My interpretation could be off, but my tl;dr is corporate has a problem with prices effecting profits, so hit-piece on the independents it is.
Your interpretation is in line with conversations I've had with store clerks. The big distilleries, Smirnoff etc, don't like the free market competition and apparently this isn't the first time they've gotten the province involved.
As I admittedly don't actually know much of Canadian politics, especially so at the provincial level, I had to make some broad assumptions but it seems that such practices are just a given at this point, regardless of geographical location. I found out recently that despite living in the land of the so-called free, it is apparently very much frowned upon to just like... open a roadside tavern for weary travelers. Something about health codes and livestock in common areas or something .
Iβve met some pretty sexy livestock.
It could be a combination tavern/bordello.
The 'issue,' as far as I'm concerned, is this:
Pictures of the jug and price circulated as a funny/embarrassing " 'berta, fuck yeah!" meme. Absolutely nobody cared in the slightest bit.
So of course Marlaina and co. jumped on it to make headlines and noise about being the authority on good corporate behaviour, and looking out for the best interests of Albertans, etc..
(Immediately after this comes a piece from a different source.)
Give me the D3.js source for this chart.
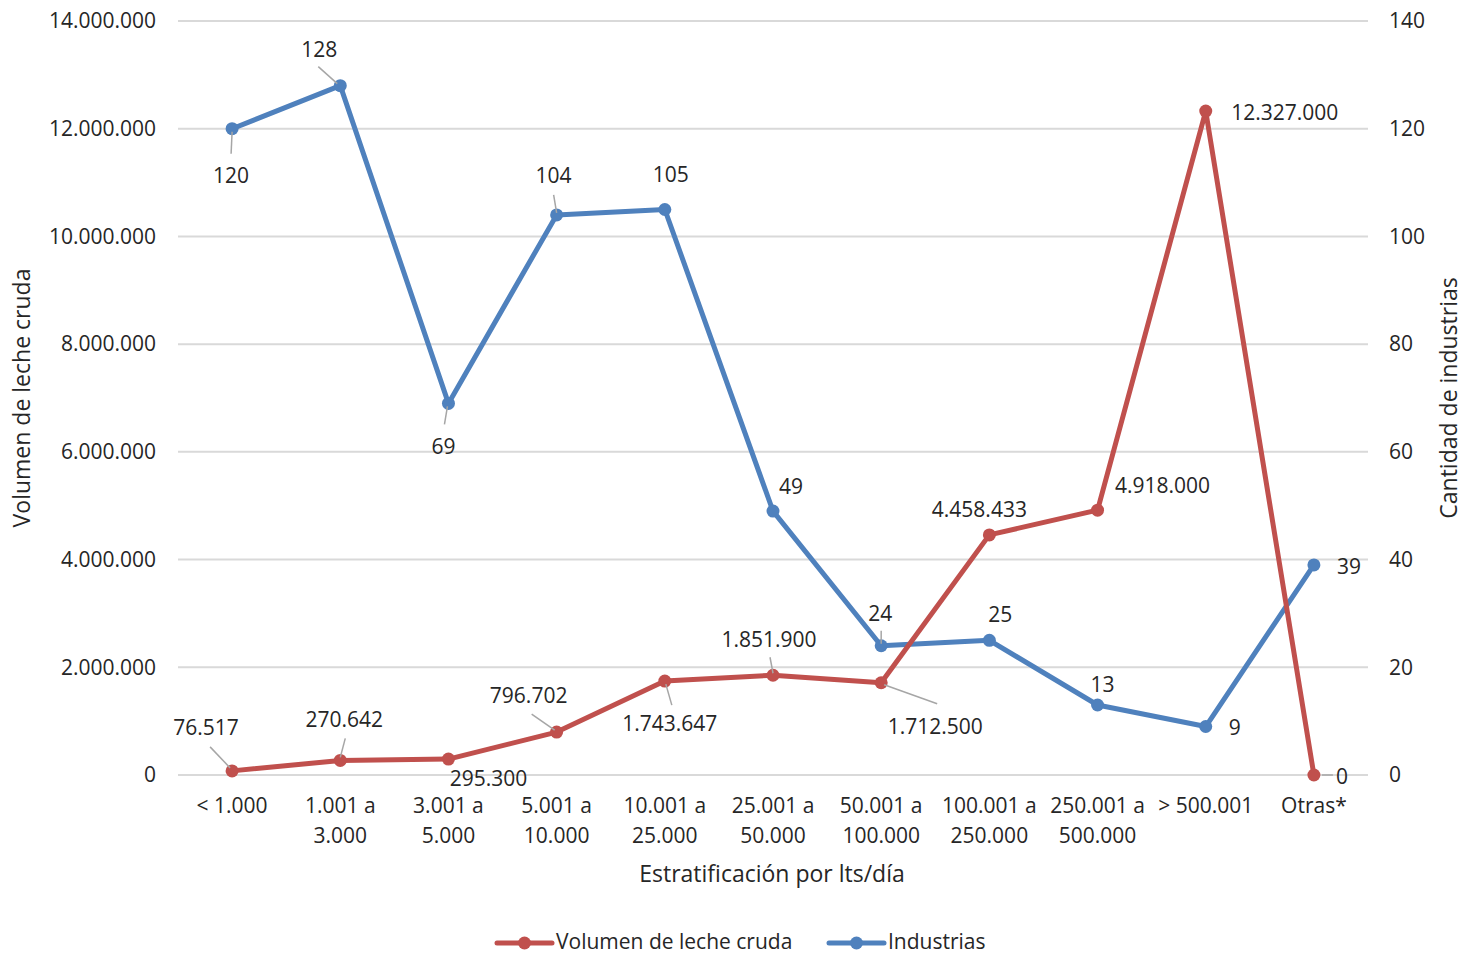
<!DOCTYPE html>
<html>
<head>
<meta charset="utf-8">
<script src="https://cdn.jsdelivr.net/npm/d3@7"></script>
<style>
  html, body { margin: 0; padding: 0; background: #fff; }
  svg text { font-family: "Open Sans", "Liberation Sans", sans-serif; fill: #262626; }
</style>
</head>
<body>
<svg id="chart" width="1464" height="956"></svg>
<script>
// ---- data ----
const categories = [
  ["<  1.000"], ["1.001 a", "3.000"], ["3.001 a", "5.000"], ["5.001 a", "10.000"],
  ["10.001 a", "25.000"], ["25.001 a", "50.000"], ["50.001 a", "100.000"],
  ["100.001 a", "250.000"], ["250.001 a", "500.000"], ["> 500.001"], ["Otras*"]
];
const volumen = [76517, 270642, 295300, 796702, 1743647, 1851900, 1712500, 4458433, 4918000, 12327000, 0];
const industrias = [120, 128, 69, 104, 105, 49, 24, 25, 13, 9, 39];
const leftTicks = [0, 2000000, 4000000, 6000000, 8000000, 10000000, 12000000, 14000000];
const rightTicks = [0, 20, 40, 60, 80, 100, 120, 140];
const seriesNames = ["Volumen de leche cruda", "Industrias"];
const xTitle = "Estratificación por lts/día";
const yLeftTitle = "Volumen de leche cruda";
const yRightTitle = "Cantidad de industrias";

// ---- layout (label offsets relative to point: [dx, dy, leader?]) ----
const volLabelPos = [
  [-26, -44, [[-2, -3], [-22, -24]]],
  [4, -41, [[0, -3], [5, -22]]],
  [40, 19, null],
  [-28, -37, [[-2, -2], [-25, -18]]],
  [5, 42, [[1, 3], [7, 24]]],
  [-4, -36, [[0, -2], [-3, -18]]],
  [54, 43, [[3, 2], [56, 21]]],
  [-10, -26, null],
  [65, -25, null],
  [79, 1, null],
  [28, 1, [[8, 0], [19, 0]]]
];
const indLabelPos = [
  [-1, 46, [[0, 3], [-1, 25]]],
  [-21, -37, [[-3, -2], [-22, -19]]],
  [-5, 43, [[-1, 3], [-4, 21]]],
  [-3, -40, [[0, -2], [-3, -20]]],
  [6, -36, null],
  [18, -25, null],
  [-1, -33, [[0, -2], [0, -15]]],
  [11, -26, null],
  [5, -21, null],
  [29, 0, null],
  [35, 1, null]
];

const W = 1464, H = 956;
const plot = { left: 178, right: 1368, top: 21, bottom: 775 };
const red = "#C0504D", blue = "#4F81BD";
const FS = 21, TFS = 23;
const fmt = d3.formatLocale({ decimal: ",", thousands: ".", grouping: [3], currency: ["", ""] }).format(",d");

const svg = d3.select("#chart");

const x = d3.scalePoint().domain(d3.range(categories.length)).range([plot.left, plot.right]).padding(0.5);
const yL = d3.scaleLinear().domain([0, 14000000]).range([plot.bottom, plot.top]);
const yR = d3.scaleLinear().domain([0, 140]).range([plot.bottom, plot.top]);

// gridlines
svg.append("g").selectAll("line").data(leftTicks).join("line")
  .attr("x1", plot.left).attr("x2", plot.right)
  .attr("y1", d => yL(d)).attr("y2", d => yL(d))
  .attr("stroke", "#d9d9d9").attr("stroke-width", 2);

// left axis
const gL = svg.append("g").attr("transform", `translate(${plot.left - 22},0)`)
  .call(d3.axisLeft(yL).tickValues(leftTicks).tickFormat(fmt).tickSize(0).tickPadding(0));
gL.select(".domain").remove();
gL.selectAll("text").attr("font-size", FS).attr("fill", "#262626").style("font-family", '"Open Sans", sans-serif');

// right axis
const gR = svg.append("g").attr("transform", `translate(${plot.right + 21},0)`)
  .call(d3.axisRight(yR).tickValues(rightTicks).tickFormat(d3.format("d")).tickSize(0).tickPadding(0));
gR.select(".domain").remove();
gR.selectAll("text").attr("font-size", FS).attr("fill", "#262626").style("font-family", '"Open Sans", sans-serif');

// x axis category labels
const gX = svg.append("g");
categories.forEach((c, i) => {
  const t = gX.append("text").attr("x", x(i)).attr("y", 813).attr("text-anchor", "middle").attr("font-size", FS);
  c.forEach((line, j) => {
    t.append("tspan").attr("x", x(i)).attr("dy", j === 0 ? 0 : 30).text(line);
  });
});

// axis titles
svg.append("text").attr("x", 772).attr("y", 882).attr("text-anchor", "middle").attr("font-size", TFS).text(xTitle);
svg.append("text").attr("transform", `translate(30,398) rotate(-90)`).attr("text-anchor", "middle").attr("font-size", TFS).text(yLeftTitle);
svg.append("text").attr("transform", `translate(1457,398) rotate(-90)`).attr("text-anchor", "middle").attr("font-size", TFS).text(yRightTitle);

// lines
function drawSeries(values, yScale, color) {
  const line = d3.line().x((d, i) => x(i)).y(d => yScale(d));
  svg.append("path").datum(values).attr("d", line)
    .attr("fill", "none").attr("stroke", color).attr("stroke-width", 5).attr("stroke-linejoin", "round").attr("stroke-linecap", "round");
  svg.append("g").selectAll("circle").data(values).join("circle")
    .attr("cx", (d, i) => x(i)).attr("cy", d => yScale(d)).attr("r", 6.5).attr("fill", color);
}
drawSeries(industrias, yR, blue);
drawSeries(volumen, yL, red);

// data labels
function drawLabels(values, yScale, pos, f) {
  const g = svg.append("g");
  values.forEach((v, i) => {
    const px = x(i), py = yScale(v);
    const p = pos[i];
    if (p[2]) {
      g.append("line")
        .attr("x1", px + p[2][0][0]).attr("y1", py + p[2][0][1])
        .attr("x2", px + p[2][1][0]).attr("y2", py + p[2][1][1])
        .attr("stroke", "#a6a6a6").attr("stroke-width", 1.5);
    }
    g.append("text").attr("x", px + p[0]).attr("y", py + p[1])
      .attr("text-anchor", "middle").attr("dominant-baseline", "central")
      .attr("font-size", FS).text(f(v));
  });
}
drawLabels(industrias, yR, indLabelPos, d3.format("d"));
drawLabels(volumen, yL, volLabelPos, fmt);

// legend
const legend = svg.append("g");
const legY = 941;
const legItems = [
  { name: seriesNames[0], color: red, x0: 497 },
  { name: seriesNames[1], color: blue, x0: 829 }
];
legItems.forEach(it => {
  legend.append("line").attr("x1", it.x0).attr("x2", it.x0 + 55).attr("y1", legY + 2).attr("y2", legY + 2)
    .attr("stroke", it.color).attr("stroke-width", 5).attr("stroke-linecap", "round");
  legend.append("circle").attr("cx", it.x0 + 27.5).attr("cy", legY + 2).attr("r", 6.5).attr("fill", it.color);
  legend.append("text").attr("x", it.x0 + 59).attr("y", legY).attr("dominant-baseline", "central")
    .attr("font-size", FS).text(it.name);
});
</script>
</body>
</html>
It's UCP noise-making and flag-waving, nothing more.
Ah, sounds like that Marlaina person would snub their nose at me. My second thought after "Huh, gallon of vodka makes perfect sense" was "bet college me could have double-fisted them and lived to tell the tale".
The issue is that we drink 4L of liquid out of bags, not out of jugs, so now they'll need to change the container to fit Canadian tradition.
No bags in Alberta, that's just ET and AT time zones (maybe newfies too? Not sure)
You ever been on the swish hard?
Fine, we'll put it in fokin bags ya hoser
Quebec noises
I'll stick to my gallon of PCP.
Zack? Zack Crager?
Zach Cregger*
I wonder how many microplastics the alcohol leached from that jug.
Barely any if you drank it fast enough.
FYI just about any liquor product manufactured in North America has spent substantial time in an HDPE tote.